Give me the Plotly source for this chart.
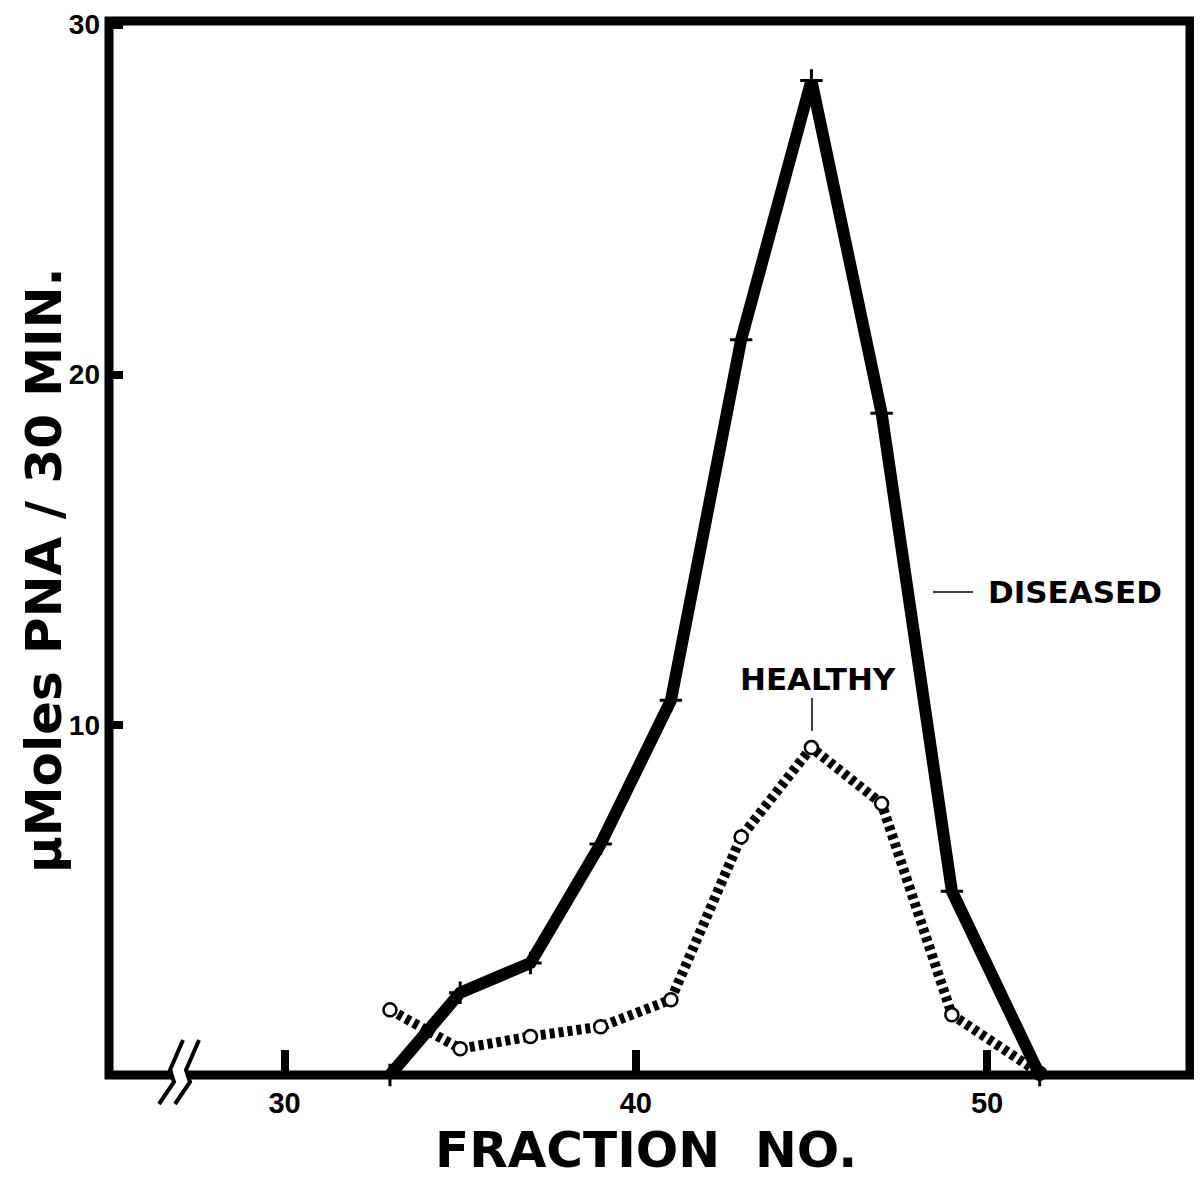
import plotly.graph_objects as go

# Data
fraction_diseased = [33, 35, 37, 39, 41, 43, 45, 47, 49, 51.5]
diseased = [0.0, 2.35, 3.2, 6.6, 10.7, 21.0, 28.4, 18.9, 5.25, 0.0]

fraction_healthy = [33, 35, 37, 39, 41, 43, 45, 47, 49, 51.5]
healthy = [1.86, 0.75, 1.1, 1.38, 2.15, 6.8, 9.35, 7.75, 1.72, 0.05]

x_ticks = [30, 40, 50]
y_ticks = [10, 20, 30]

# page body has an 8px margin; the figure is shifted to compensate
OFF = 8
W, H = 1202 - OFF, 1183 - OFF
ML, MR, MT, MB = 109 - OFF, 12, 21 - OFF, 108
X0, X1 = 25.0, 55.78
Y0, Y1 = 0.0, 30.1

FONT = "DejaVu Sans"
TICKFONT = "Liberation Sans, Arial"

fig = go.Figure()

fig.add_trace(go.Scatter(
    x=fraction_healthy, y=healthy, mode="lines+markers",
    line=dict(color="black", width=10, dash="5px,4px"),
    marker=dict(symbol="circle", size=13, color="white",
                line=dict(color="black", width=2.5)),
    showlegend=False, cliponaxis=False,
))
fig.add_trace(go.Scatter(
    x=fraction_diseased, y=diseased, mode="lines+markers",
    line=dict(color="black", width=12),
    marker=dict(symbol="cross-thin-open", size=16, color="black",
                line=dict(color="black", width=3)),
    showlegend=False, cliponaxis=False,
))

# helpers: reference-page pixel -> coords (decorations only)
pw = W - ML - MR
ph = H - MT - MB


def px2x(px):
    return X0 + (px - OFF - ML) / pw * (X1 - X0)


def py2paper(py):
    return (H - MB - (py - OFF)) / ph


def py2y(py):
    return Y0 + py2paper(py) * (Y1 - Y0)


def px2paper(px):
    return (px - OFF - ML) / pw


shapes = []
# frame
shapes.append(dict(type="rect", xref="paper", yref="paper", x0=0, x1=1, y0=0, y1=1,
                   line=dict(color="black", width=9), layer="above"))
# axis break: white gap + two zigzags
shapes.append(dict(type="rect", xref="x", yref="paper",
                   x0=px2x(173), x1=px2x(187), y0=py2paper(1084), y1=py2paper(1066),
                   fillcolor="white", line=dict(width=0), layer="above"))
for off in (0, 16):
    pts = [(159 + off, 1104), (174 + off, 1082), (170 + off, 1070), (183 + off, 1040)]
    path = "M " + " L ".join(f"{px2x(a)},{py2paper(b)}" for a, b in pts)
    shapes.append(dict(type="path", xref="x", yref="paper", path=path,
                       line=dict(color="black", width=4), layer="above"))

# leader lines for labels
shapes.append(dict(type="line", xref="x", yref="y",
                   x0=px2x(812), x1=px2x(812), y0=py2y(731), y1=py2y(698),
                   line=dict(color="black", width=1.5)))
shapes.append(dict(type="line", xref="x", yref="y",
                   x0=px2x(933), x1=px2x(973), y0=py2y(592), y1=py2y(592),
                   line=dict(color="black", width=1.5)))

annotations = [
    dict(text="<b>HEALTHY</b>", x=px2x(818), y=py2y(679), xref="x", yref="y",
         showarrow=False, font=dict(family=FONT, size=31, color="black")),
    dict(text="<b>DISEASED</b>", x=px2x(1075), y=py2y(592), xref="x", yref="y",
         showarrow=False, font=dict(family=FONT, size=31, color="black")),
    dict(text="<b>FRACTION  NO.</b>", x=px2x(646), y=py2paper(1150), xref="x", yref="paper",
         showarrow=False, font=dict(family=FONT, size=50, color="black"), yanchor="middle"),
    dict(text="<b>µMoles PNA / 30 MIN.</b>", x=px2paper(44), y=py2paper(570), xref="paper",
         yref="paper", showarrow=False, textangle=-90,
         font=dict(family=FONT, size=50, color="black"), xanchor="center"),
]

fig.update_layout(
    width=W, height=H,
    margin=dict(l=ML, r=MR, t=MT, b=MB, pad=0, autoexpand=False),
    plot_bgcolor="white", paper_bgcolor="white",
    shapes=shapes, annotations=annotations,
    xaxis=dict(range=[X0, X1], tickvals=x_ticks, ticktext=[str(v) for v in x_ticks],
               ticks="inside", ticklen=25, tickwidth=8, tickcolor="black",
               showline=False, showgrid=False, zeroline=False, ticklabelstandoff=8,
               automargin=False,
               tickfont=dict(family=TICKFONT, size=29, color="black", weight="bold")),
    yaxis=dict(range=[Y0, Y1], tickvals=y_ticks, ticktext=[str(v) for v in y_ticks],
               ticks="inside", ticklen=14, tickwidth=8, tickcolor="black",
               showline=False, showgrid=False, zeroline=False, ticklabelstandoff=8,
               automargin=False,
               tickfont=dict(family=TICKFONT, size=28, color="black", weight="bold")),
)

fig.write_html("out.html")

◆ **TASK**
Transcribe the material exactly, leaving every picture out.

◆ **FINAL RESULT**
Give me the Plotly source for this chart.
import plotly.graph_objects as go

# Data
fraction_diseased = [33, 35, 37, 39, 41, 43, 45, 47, 49, 51.5]
diseased = [0.0, 2.35, 3.2, 6.6, 10.7, 21.0, 28.4, 18.9, 5.25, 0.0]

fraction_healthy = [33, 35, 37, 39, 41, 43, 45, 47, 49, 51.5]
healthy = [1.86, 0.75, 1.1, 1.38, 2.15, 6.8, 9.35, 7.75, 1.72, 0.05]

x_ticks = [30, 40, 50]
y_ticks = [10, 20, 30]

# page body has an 8px margin; the figure is shifted to compensate
OFF = 8
W, H = 1202 - OFF, 1183 - OFF
ML, MR, MT, MB = 109 - OFF, 12, 21 - OFF, 108
X0, X1 = 25.0, 55.78
Y0, Y1 = 0.0, 30.1

FONT = "DejaVu Sans"
TICKFONT = "Liberation Sans, Arial"

fig = go.Figure()

fig.add_trace(go.Scatter(
    x=fraction_healthy, y=healthy, mode="lines+markers",
    line=dict(color="black", width=10, dash="5px,4px"),
    marker=dict(symbol="circle", size=13, color="white",
                line=dict(color="black", width=2.5)),
    showlegend=False, cliponaxis=False,
))
fig.add_trace(go.Scatter(
    x=fraction_diseased, y=diseased, mode="lines+markers",
    line=dict(color="black", width=12),
    marker=dict(symbol="cross-thin-open", size=16, color="black",
                line=dict(color="black", width=3)),
    showlegend=False, cliponaxis=False,
))

# helpers: reference-page pixel -> coords (decorations only)
pw = W - ML - MR
ph = H - MT - MB


def px2x(px):
    return X0 + (px - OFF - ML) / pw * (X1 - X0)


def py2paper(py):
    return (H - MB - (py - OFF)) / ph


def py2y(py):
    return Y0 + py2paper(py) * (Y1 - Y0)


def px2paper(px):
    return (px - OFF - ML) / pw


shapes = []
# frame
shapes.append(dict(type="rect", xref="paper", yref="paper", x0=0, x1=1, y0=0, y1=1,
                   line=dict(color="black", width=9), layer="above"))
# axis break: white gap + two zigzags
shapes.append(dict(type="rect", xref="x", yref="paper",
                   x0=px2x(173), x1=px2x(187), y0=py2paper(1084), y1=py2paper(1066),
                   fillcolor="white", line=dict(width=0), layer="above"))
for off in (0, 16):
    pts = [(159 + off, 1104), (174 + off, 1082), (170 + off, 1070), (183 + off, 1040)]
    path = "M " + " L ".join(f"{px2x(a)},{py2paper(b)}" for a, b in pts)
    shapes.append(dict(type="path", xref="x", yref="paper", path=path,
                       line=dict(color="black", width=4), layer="above"))

# leader lines for labels
shapes.append(dict(type="line", xref="x", yref="y",
                   x0=px2x(812), x1=px2x(812), y0=py2y(731), y1=py2y(698),
                   line=dict(color="black", width=1.5)))
shapes.append(dict(type="line", xref="x", yref="y",
                   x0=px2x(933), x1=px2x(973), y0=py2y(592), y1=py2y(592),
                   line=dict(color="black", width=1.5)))

annotations = [
    dict(text="<b>HEALTHY</b>", x=px2x(818), y=py2y(679), xref="x", yref="y",
         showarrow=False, font=dict(family=FONT, size=31, color="black")),
    dict(text="<b>DISEASED</b>", x=px2x(1075), y=py2y(592), xref="x", yref="y",
         showarrow=False, font=dict(family=FONT, size=31, color="black")),
    dict(text="<b>FRACTION  NO.</b>", x=px2x(646), y=py2paper(1150), xref="x", yref="paper",
         showarrow=False, font=dict(family=FONT, size=50, color="black"), yanchor="middle"),
    dict(text="<b>µMoles PNA / 30 MIN.</b>", x=px2paper(44), y=py2paper(570), xref="paper",
         yref="paper", showarrow=False, textangle=-90,
         font=dict(family=FONT, size=50, color="black"), xanchor="center"),
]

fig.update_layout(
    width=W, height=H,
    margin=dict(l=ML, r=MR, t=MT, b=MB, pad=0, autoexpand=False),
    plot_bgcolor="white", paper_bgcolor="white",
    shapes=shapes, annotations=annotations,
    xaxis=dict(range=[X0, X1], tickvals=x_ticks, ticktext=[str(v) for v in x_ticks],
               ticks="inside", ticklen=25, tickwidth=8, tickcolor="black",
               showline=False, showgrid=False, zeroline=False, ticklabelstandoff=8,
               automargin=False,
               tickfont=dict(family=TICKFONT, size=29, color="black", weight="bold")),
    yaxis=dict(range=[Y0, Y1], tickvals=y_ticks, ticktext=[str(v) for v in y_ticks],
               ticks="inside", ticklen=14, tickwidth=8, tickcolor="black",
               showline=False, showgrid=False, zeroline=False, ticklabelstandoff=8,
               automargin=False,
               tickfont=dict(family=TICKFONT, size=28, color="black", weight="bold")),
)

fig.write_html("out.html")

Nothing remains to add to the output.